Literary Insults

Elizabeth Bishop on J. D. Salinger:
“I HATED the Salinger story (The Catcher in the Rye). It took me days to go through it, gingerly, a page at a time, and blushing with embarrassment for him every ridiculous sentence of the way. How can they let him do it?”

Truman Capote on Jack Kerouac:
“That’s not writing, that’s typing.”

James Gould Cozzens on John Steinbeck:
“I can’t read ten pages of Steinbeck without throwing up.”

Charles Dickens on William Shakespeare:
“I have tried lately to read Shakespeare, and found it so intolerably dull that it nauseated me.”

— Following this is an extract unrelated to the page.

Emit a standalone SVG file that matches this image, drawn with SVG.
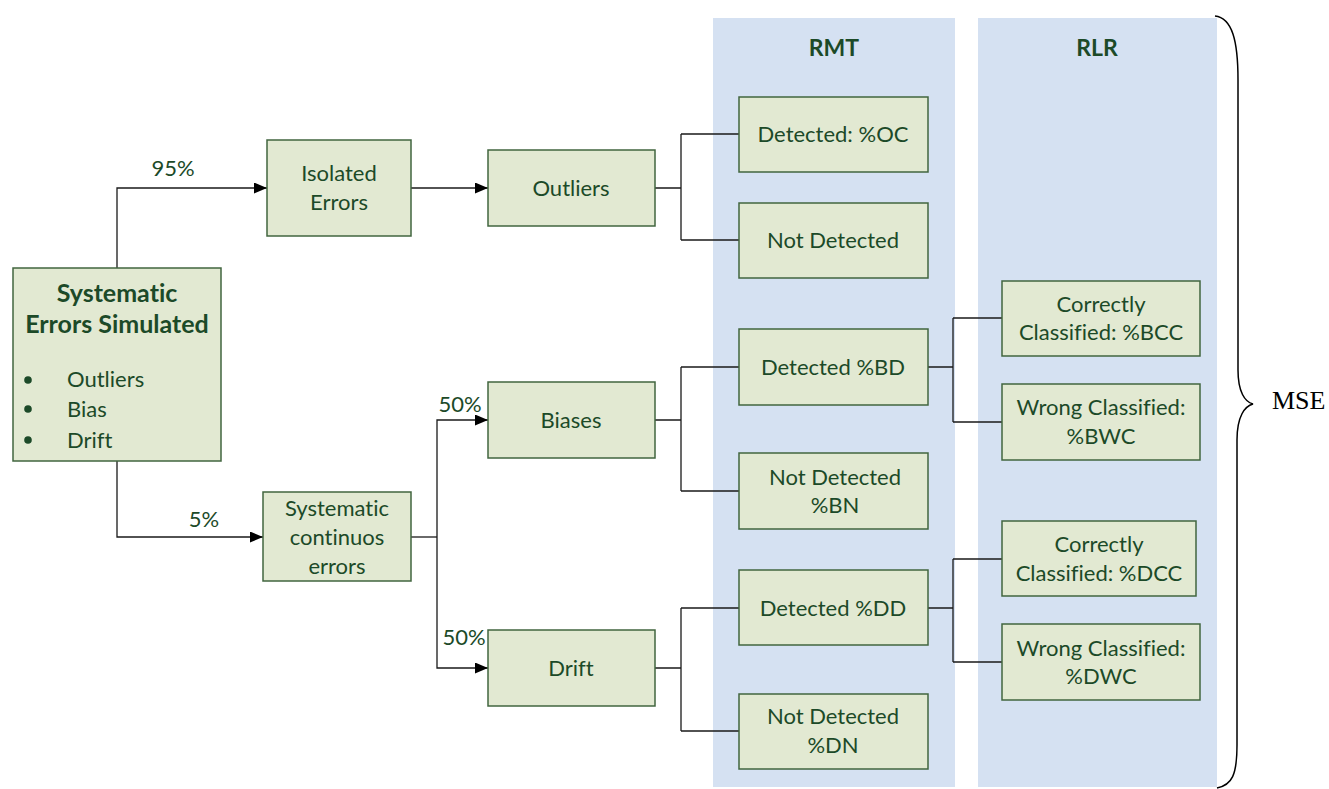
<svg xmlns="http://www.w3.org/2000/svg" width="1329" height="789" viewBox="0 0 1329 789">
<style>
.panel{fill:#d5e1f2;stroke:none}
.box{fill:#e2e9d2;stroke:#41653f;stroke-width:1.5}
.t{font-family:Lato,"Liberation Sans",sans-serif;font-size:22px;fill:#1c4a28;text-anchor:middle;font-variant-ligatures:none}
.b{font-weight:bold}
.ttl{font-size:25px}
.ph{font-size:23px}
.tl{text-anchor:start}
.c{fill:none;stroke:#1a1a1a;stroke-width:1.3}
.msetxt{font-family:"Liberation Serif",serif;font-size:26px;fill:#000}
</style>
<defs>
<marker id="ah" markerWidth="13" markerHeight="11" refX="13" refY="5.5" orient="auto" markerUnits="userSpaceOnUse">
<path d="M0,0 L13,5.5 L0,11 Z" fill="#000"/>
</marker>
</defs>
<rect width="1329" height="789" fill="#fff"/>
<g id="panel-rmt"><rect class="panel" x="713" y="18" width="242" height="769"/><text class="t b ph" x="834" y="56">RMT</text></g>
<g id="panel-rlr"><rect class="panel" x="978" y="18" width="239" height="769"/><text class="t b ph" x="1097" y="56">RLR</text></g>
<g id="connectors">
<path class="c" d="M117,268 V188 H267" marker-end="url(#ah)"/>
<path class="c" d="M117,461 V537 H263" marker-end="url(#ah)"/>
<path class="c" d="M411,188 H488" marker-end="url(#ah)"/>
<path class="c" d="M411,537 H437"/>
<path class="c" d="M437,537 V420 H488" marker-end="url(#ah)"/>
<path class="c" d="M437,537 V668 H488" marker-end="url(#ah)"/>
<path class="c" d="M655,188 H681 M681,134 V240 M681,134 H739 M681,240 H739"/>
<path class="c" d="M655,420 H681 M681,367 V491 M681,367 H739 M681,491 H739"/>
<path class="c" d="M655,668 H681 M681,608 V731 M681,608 H739 M681,731 H739"/>
<path class="c" d="M927,367 H953 M953,318 V422 M953,318 H1002 M953,422 H1002"/>
<path class="c" d="M927,608 H953 M953,559 V662 M953,559 H1002 M953,662 H1002"/>
<text class="t" x="173" y="176">95%</text>
<text class="t" x="204" y="527">5%</text>
<text class="t" x="460" y="412">50%</text>
<text class="t" x="464" y="645">50%</text>
</g>
<g id="node-main"><rect class="box" x="13" y="268" width="208" height="193"/>
<text class="t b ttl" x="117" y="302">Systematic</text>
<text class="t b ttl" x="117" y="333">Errors Simulated</text>
<circle cx="28" cy="380" r="3.8" fill="#1c4a28"/><text class="t tl" x="67" y="387">Outliers</text>
<circle cx="28" cy="409" r="3.8" fill="#1c4a28"/><text class="t tl" x="67" y="417">Bias</text>
<circle cx="28" cy="440" r="3.8" fill="#1c4a28"/><text class="t tl" x="67" y="448">Drift</text>
</g>
<g id="node-isolated"><rect class="box" x="267" y="140" width="144" height="96"/><text class="t" x="339" y="181">Isolated</text><text class="t" x="339" y="210">Errors</text></g>
<g id="node-syscont"><rect class="box" x="263" y="492" width="148" height="89"/><text class="t" x="337" y="516">Systematic</text><text class="t" x="337" y="545">continuos</text><text class="t" x="337" y="574">errors</text></g>
<g id="node-outliers"><rect class="box" x="488" y="150" width="167" height="76"/><text class="t" x="571" y="196">Outliers</text></g>
<g id="node-biases"><rect class="box" x="488" y="382" width="167" height="76"/><text class="t" x="571" y="428">Biases</text></g>
<g id="node-drift"><rect class="box" x="488" y="630" width="167" height="76"/><text class="t" x="571" y="676">Drift</text></g>
<g id="node-oc"><rect class="box" x="739" y="97" width="189" height="75"/><text class="t" x="833" y="142">Detected: %OC</text></g>
<g id="node-ond"><rect class="box" x="739" y="203" width="189" height="75"/><text class="t" x="833" y="248">Not Detected</text></g>
<g id="node-bd"><rect class="box" x="739" y="329" width="189" height="76"/><text class="t" x="833" y="375">Detected %BD</text></g>
<g id="node-bn"><rect class="box" x="739" y="453" width="189" height="76"/><text class="t" x="835" y="485">Not Detected</text><text class="t" x="835" y="513">%BN</text></g>
<g id="node-dd"><rect class="box" x="739" y="570" width="189" height="75"/><text class="t" x="833" y="616">Detected %DD</text></g>
<g id="node-dn"><rect class="box" x="739" y="694" width="189" height="75"/><text class="t" x="833" y="724">Not Detected</text><text class="t" x="833" y="753">%DN</text></g>
<g id="node-bcc"><rect class="box" x="1002" y="281" width="198" height="75"/><text class="t" x="1101" y="312">Correctly</text><text class="t" x="1101" y="340">Classified: %BCC</text></g>
<g id="node-bwc"><rect class="box" x="1002" y="384" width="198" height="76"/><text class="t" x="1101" y="415">Wrong Classified:</text><text class="t" x="1101" y="444">%BWC</text></g>
<g id="node-dcc"><rect class="box" x="1002" y="521" width="194" height="75"/><text class="t" x="1099" y="552">Correctly</text><text class="t" x="1099" y="581">Classified: %DCC</text></g>
<g id="node-dwc"><rect class="box" x="1002" y="624" width="198" height="76"/><text class="t" x="1101" y="656">Wrong Classified:</text><text class="t" x="1101" y="684">%DWC</text></g>
<g id="brace">
<path d="M1215,16 C1232,18 1238,40 1238,80 L1238,370 C1238,392 1245,402 1253,404 C1245,406 1237,416 1237,440 L1237,745 C1237,775 1232,785 1217,788" fill="none" stroke="#000" stroke-width="1.5"/>
<text class="msetxt" x="1272" y="409">MSE</text>
</g>
</svg>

T. S. Eliot on Aldous Huxley:
“Mr. Huxley is perhaps one of those people who have to perpetuate thirty bad novels before producing a good one.”

Ralph Waldo Emerson on Jane Austen:
“Miss Austen’s novels … seem to me vulgar in tone, sterile in artistic invention, imprisoned in the wretched conventions of English society, without genius, wit, or knowledge of the world. Never was life so pinched and narrow. The one problem in the mind of the writer … is marriageableness.”

William Faulkner on Ernest Hemingway:
“He Has never been known to use a word that might send a reader to the dictionary.”

Ernest Hemingway on William Faulkner:
“Poor Faulkner. Does he really think big emotions come from big words?”

Gore Vidal on Truman Capote:
“He’s a full-fledged housewife from Kansas with all the prejudices.”

Edmund Wilson on Carl Sandburg:
“The cruelest thing that has happened to Lincoln since he was shot by Booth was to fall into the hands of Carl Sandburg.”

Virginia Woolf on Charlotte Bronte:
“Trivial Personalities decomposing in the eternity of print (referring to Jane Eyre).”

Virginia Woolf on James Joyce:
“[Ulysses is] the work of a queasy undergraduate scratching his pimples.”